Of course, that assumes that work doesn't get too much all in my face tonight. I already know it's going to be somewhat all in my face, as I have to be around after hours to support a co-worker whose big project (formerly one of my big projects, hooray for delegating) is finally going live tonight. Assuming all goes according to plan and nothing explodes, I should only be here 'til 6:00. I hope.

Oh, speaking of work, I'm a bit spiffed up today, as we're getting a departmental photo thingie. But to my own self I must be true ... while I look like a grownup, my tie clip is an enamel pin of The Yellow Sign. Geekery will out, and all that.

Enough natter for now. Back to work!

-The Gneech
Rastan Kill Monsters

The First Rule of Creating Adventures... that you don't talk about the adventure before you run it!

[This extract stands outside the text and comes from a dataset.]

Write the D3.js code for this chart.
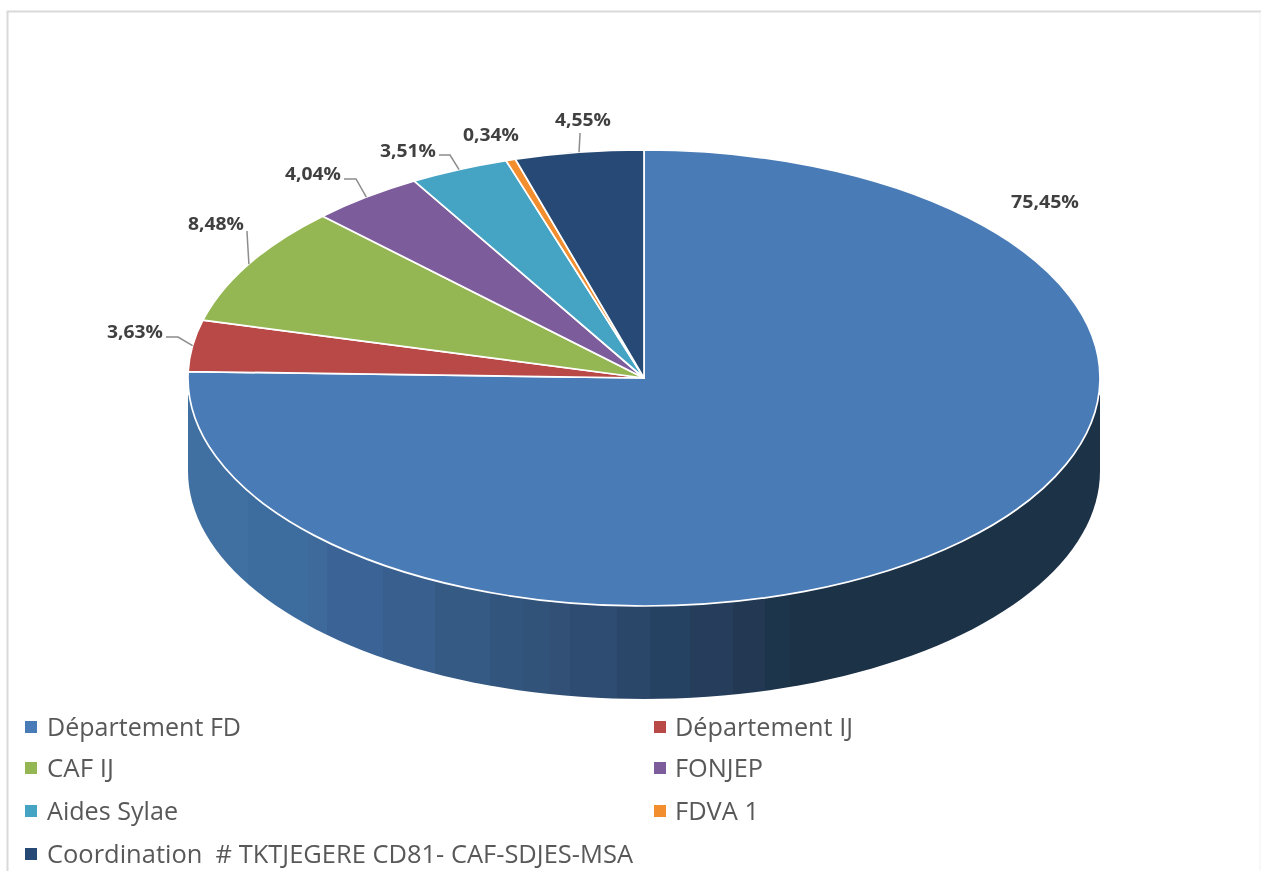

Which is tough because ... frankly ... this adventure idea is coming out pretty darn awesome. At least I think so. Whether or not my players will think so is harder to say, but I'm hoping they'll enjoy it. It's got a wonderfully old-school sword and sorcery feel (Say it with me: "Howard, Leiber, Lovecraft, dread! Kill the monstahs, make 'em dead!") but has been nothing but easy to whip together. And with the more robust multiclassing and additional options provided by the online tools, putting together a setting that didn't suck has actually been fairly easy, as well.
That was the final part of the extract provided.